Long before Sheldon Cooper showed up, geeks, freaks and nerds were viewed by the general population as curious outsiders; think James Dean in Rebel Without a Cause or Marlon Brando in On the Waterfront.
Back in the 50s and 60s, they were troubled tough guys who didn’t quite fit in. Today they are intellectual weaklings who don’t quite fit in. Yet in the end, they both evoke our empathetic sides and become – for lack of a better word – popular.
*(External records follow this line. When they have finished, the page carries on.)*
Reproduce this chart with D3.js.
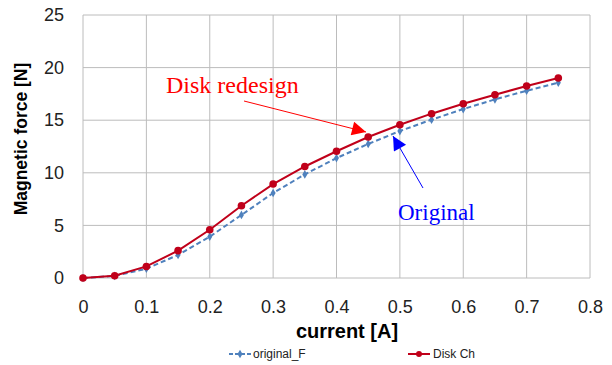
<!DOCTYPE html>
<html>
<head>
<meta charset="utf-8">
<script src="https://cdn.jsdelivr.net/npm/d3@7"></script>
<style>
  body { margin: 0; background: #fff; }
  .axis text { font-family: "Liberation Sans", Arial, sans-serif; font-size: 18px; fill: #222; }
  .axis path, .axis line { display: none; }
</style>
</head>
<body>
<div id="chart"></div>
<script>
const current = [0, 0.05, 0.1, 0.15, 0.2, 0.25, 0.3, 0.35, 0.4, 0.45, 0.5, 0.55, 0.6, 0.65, 0.7, 0.75];
const originalF = [0, 0.2, 0.88, 2.19, 3.93, 5.99, 8.08, 9.85, 11.4, 12.74, 13.97, 15.05, 16.06, 16.98, 17.8, 18.57];
const diskCh = [0, 0.22, 1.1, 2.6, 4.59, 6.87, 8.93, 10.6, 12.05, 13.4, 14.57, 15.62, 16.57, 17.42, 18.25, 19.01];
const xTicks = [0, 0.1, 0.2, 0.3, 0.4, 0.5, 0.6, 0.7, 0.8];
const yTicks = [0, 5, 10, 15, 20, 25];

const w = 612, h = 365;
const padLeft = 83, padRight = 590, padTop = 15, padBottom = 278;

const svg = d3.select('#chart').append('svg')
    .attr('width', w)
    .attr('height', h);

const xScale = d3.scaleLinear().domain([0, 0.8]).range([padLeft, padRight]);
const yScale = d3.scaleLinear().domain([0, 25]).range([padBottom, padTop]);

// grid
svg.append('g').selectAll('line')
    .data(xTicks)
    .enter().append('line')
    .attr('x1', d => xScale(d)).attr('x2', d => xScale(d))
    .attr('y1', padTop).attr('y2', padBottom)
    .attr('stroke', '#bcbcbc').attr('stroke-width', 1);
svg.append('g').selectAll('line')
    .data(yTicks)
    .enter().append('line')
    .attr('x1', padLeft).attr('x2', padRight)
    .attr('y1', d => yScale(d)).attr('y2', d => yScale(d))
    .attr('stroke', '#bcbcbc').attr('stroke-width', 1);

svg.append('g')
    .attr('class', 'axis')
    .attr('transform', `translate(0, ${padBottom})`)
    .call(d3.axisBottom(xScale).tickValues(xTicks).tickFormat(d => d === 0 ? '0' : d3.format('.1f')(d)).tickSize(0).tickPadding(22));

svg.append('g')
    .attr('class', 'axis')
    .attr('transform', `translate(${padLeft}, 0)`)
    .call(d3.axisLeft(yScale).tickValues(yTicks).tickSize(0).tickPadding(19));

// axis titles
svg.append('text')
    .attr('x', 347).attr('y', 338)
    .attr('text-anchor', 'middle')
    .style('font-family', '"Liberation Sans", Arial, sans-serif')
    .style('font-weight', 'bold').style('font-size', '20px')
    .text('current [A]');
svg.append('text')
    .attr('transform', 'translate(27, 139) rotate(-90)')
    .attr('text-anchor', 'middle')
    .style('font-family', '"Liberation Sans", Arial, sans-serif')
    .style('font-weight', 'bold').style('font-size', '17.5px')
    .text('Magnetic force [N]');

const line = d3.line()
    .x((d, i) => xScale(current[i]))
    .y(d => yScale(d));

const blue = '#4f81bd', red = '#c0001a';

svg.append('path')
    .datum(originalF)
    .attr('d', line)
    .attr('fill', 'none')
    .attr('stroke', blue)
    .attr('stroke-width', 2)
    .attr('stroke-dasharray', '5,3');

svg.append('g').selectAll('path')
    .data(originalF)
    .enter().append('path')
    .attr('d', d3.symbol().type(d3.symbolDiamond).size(22))
    .attr('transform', (d, i) => `translate(${xScale(current[i])}, ${yScale(d)})`)
    .attr('fill', blue);

svg.append('path')
    .datum(diskCh)
    .attr('d', line)
    .attr('fill', 'none')
    .attr('stroke', red)
    .attr('stroke-width', 2);

svg.append('g').selectAll('circle')
    .data(diskCh)
    .enter().append('circle')
    .attr('cx', (d, i) => xScale(current[i]))
    .attr('cy', d => yScale(d))
    .attr('r', 3.8)
    .attr('fill', red);

// annotations
const defs = svg.append('defs');
[['arrRed', '#ff0000'], ['arrBlue', '#0000ff']].forEach(([id, c]) => {
    defs.append('marker')
        .attr('id', id)
        .attr('viewBox', '0 0 10 10')
        .attr('refX', 10).attr('refY', 5)
        .attr('markerWidth', 16).attr('markerHeight', 14)
        .attr('markerUnits', 'userSpaceOnUse')
        .attr('orient', 'auto')
        .append('path')
        .attr('d', 'M0,0 L10,5 L0,10 Z')
        .attr('fill', c);
});

svg.append('line')
    .attr('x1', 244).attr('y1', 101)
    .attr('x2', 366).attr('y2', 132)
    .attr('stroke', '#ff0000').attr('stroke-width', 1)
    .attr('marker-end', 'url(#arrRed)');
svg.append('text')
    .attr('x', 166).attr('y', 93)
    .style('font-family', '"Liberation Serif", "Times New Roman", serif')
    .style('font-size', '24px')
    .attr('fill', '#ff0000')
    .text('Disk redesign');

svg.append('line')
    .attr('x1', 423).attr('y1', 188)
    .attr('x2', 393).attr('y2', 136)
    .attr('stroke', '#0000ff').attr('stroke-width', 1)
    .attr('marker-end', 'url(#arrBlue)');
svg.append('text')
    .attr('x', 398).attr('y', 220)
    .style('font-family', '"Liberation Serif", "Times New Roman", serif')
    .style('font-size', '23px')
    .attr('fill', '#0000ff')
    .text('Original');

// legend
const lg = svg.append('g')
    .style('font-family', '"Liberation Sans", Arial, sans-serif')
    .style('font-size', '12px');
lg.append('line').attr('x1', 229).attr('x2', 251).attr('y1', 354).attr('y2', 354)
    .attr('stroke', blue).attr('stroke-width', 2).attr('stroke-dasharray', '4,2');
lg.append('path').attr('d', d3.symbol().type(d3.symbolDiamond).size(22))
    .attr('transform', 'translate(240, 354)').attr('fill', blue);
lg.append('text').attr('x', 253).attr('y', 358).attr('fill', '#222').text('original_F');
lg.append('line').attr('x1', 408).attr('x2', 430).attr('y1', 354).attr('y2', 354)
    .attr('stroke', red).attr('stroke-width', 2);
lg.append('circle').attr('cx', 419).attr('cy', 354).attr('r', 3).attr('fill', red);
lg.append('text').attr('x', 433).attr('y', 358).attr('fill', '#222').text('Disk Ch');
</script>
</body>
</html>
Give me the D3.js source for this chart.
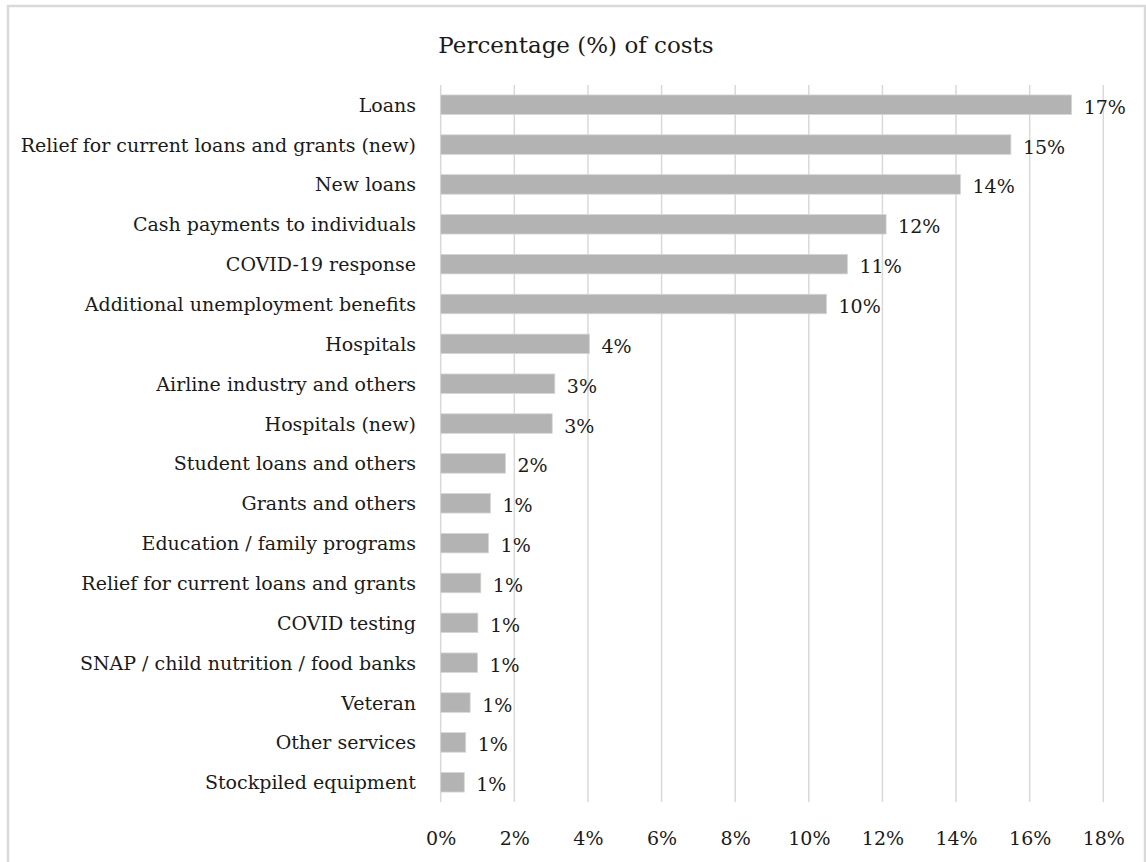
<!DOCTYPE html>
<html>
<head>
<meta charset="utf-8">
<script src="https://cdn.jsdelivr.net/npm/d3@7"></script>
<style>
  html, body { margin: 0; padding: 0; background: #fff; }
  svg { display: block; }
  text { font-family: "DejaVu Serif", "Liberation Serif", serif; fill: #1a1a1a; }
</style>
</head>
<body>
<svg width="1146" height="862"></svg>
<script>
const width = 1146;
const height = 862;

const categories = [
  "Loans",
  "Relief for current loans and grants (new)",
  "New loans",
  "Cash payments to individuals",
  "COVID-19 response",
  "Additional unemployment benefits",
  "Hospitals",
  "Airline industry and others",
  "Hospitals (new)",
  "Student loans and others",
  "Grants and others",
  "Education / family programs",
  "Relief for current loans and grants",
  "COVID testing",
  "SNAP / child nutrition / food banks",
  "Veteran",
  "Other services",
  "Stockpiled equipment"
];

// share of costs in %
const values = [17.14, 15.49, 14.12, 12.1, 11.05, 10.48, 4.04, 3.1, 3.03, 1.76, 1.35, 1.3, 1.09, 1.01, 1.0, 0.8, 0.68, 0.64];

// labels as printed on the chart
const valueLabels = ["17%", "15%", "14%", "12%", "11%", "10%", "4%", "3%", "3%", "2%", "1%", "1%", "1%", "1%", "1%", "1%", "1%", "1%"];

const xTicks = [0, 2, 4, 6, 8, 10, 12, 14, 16, 18];

const data = categories.map((c, i) => ({ name: c, value: values[i], label: valueLabels[i] }));

const svg = d3.select("svg");

// outer frame (top, left, right only)
svg.append("path")
  .attr("d", "M8,870 L8,6 L1145,6 L1145,870")
  .attr("fill", "none")
  .attr("stroke", "#d9d9d9")
  .attr("stroke-width", 2.5);

const plotTop = 85;
const plotBottom = 802;

const x = d3.scaleLinear()
  .domain([0, 18])
  .range([440.7, 1103.3]);

const y = d3.scaleBand()
  .domain(categories)
  .range([plotTop, plotBottom])
  .paddingInner(0.51)
  .paddingOuter(0.25);

// title
svg.append("text")
  .attr("x", 576)
  .attr("y", 53)
  .attr("text-anchor", "middle")
  .attr("font-size", "23px")
  .text("Percentage (%) of costs");

// gridlines
svg.append("g")
  .selectAll("line")
  .data(xTicks)
  .enter()
  .append("line")
  .attr("x1", (d) => x(d))
  .attr("x2", (d) => x(d))
  .attr("y1", plotTop)
  .attr("y2", plotBottom)
  .attr("stroke", "#d9d9d9")
  .attr("stroke-width", 1.5);

// x axis labels
const xAxis = svg.append("g")
  .attr("transform", `translate(0,${plotBottom})`)
  .call(d3.axisBottom(x).tickValues(xTicks).tickSize(0).tickPadding(30).tickFormat((d) => d + "%"));
xAxis.select(".domain").remove();
xAxis.selectAll("text")
  .attr("font-size", "19px")
  .attr("font-family", "DejaVu Serif, serif")
  .attr("fill", "#1a1a1a");

// bars
svg.append("g")
  .selectAll("rect")
  .data(data)
  .enter()
  .append("rect")
  .attr("x", x(0))
  .attr("y", (d) => y(d.name))
  .attr("width", (d) => x(d.value) - x(0))
  .attr("height", y.bandwidth())
  .attr("fill", "#b3b3b3")
  .attr("stroke", "#d6d6d6")
  .attr("stroke-width", 0.8);

// value labels
svg.append("g")
  .selectAll("text")
  .data(data)
  .enter()
  .append("text")
  .attr("x", (d) => x(d.value) + 12)
  .attr("y", (d) => y(d.name) + y.bandwidth() / 2 + 9)
  .attr("font-size", "19px")
  .text((d) => d.label);

// category labels
svg.append("g")
  .selectAll("text")
  .data(data)
  .enter()
  .append("text")
  .attr("x", 416)
  .attr("y", (d) => y(d.name) + y.bandwidth() / 2 + 7)
  .attr("text-anchor", "end")
  .attr("font-size", "19px")
  .text((d) => d.name);
</script>
</body>
</html>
And these days they are all the rage. Think about it. What is cooler than wearing a hoodie, writing code and quoting string theory? Will Wheaton has his own TV show, guests on multiple other TV shows and is getting paid big bucks to do beer commercials. Bill Gates, Mark Suckerberg and Larry Page are among the richest and most popular people in the world. Conventions and conferences like E3, Comic Con and SXSW are sold out months in advance (they are the modern day Super Bowl).
Honestly, I have no idea. I mean, I am sure there is some social psychological research that can offer possible answers. But I would like to think that just as Andy Warhol suggested we would all eventually get our 15 minutes of fame, so too do all the stereotype victims eventually get their day in the sun. In short, it is their time.
So rock on, high school marching band tuba player… you’ve earned it.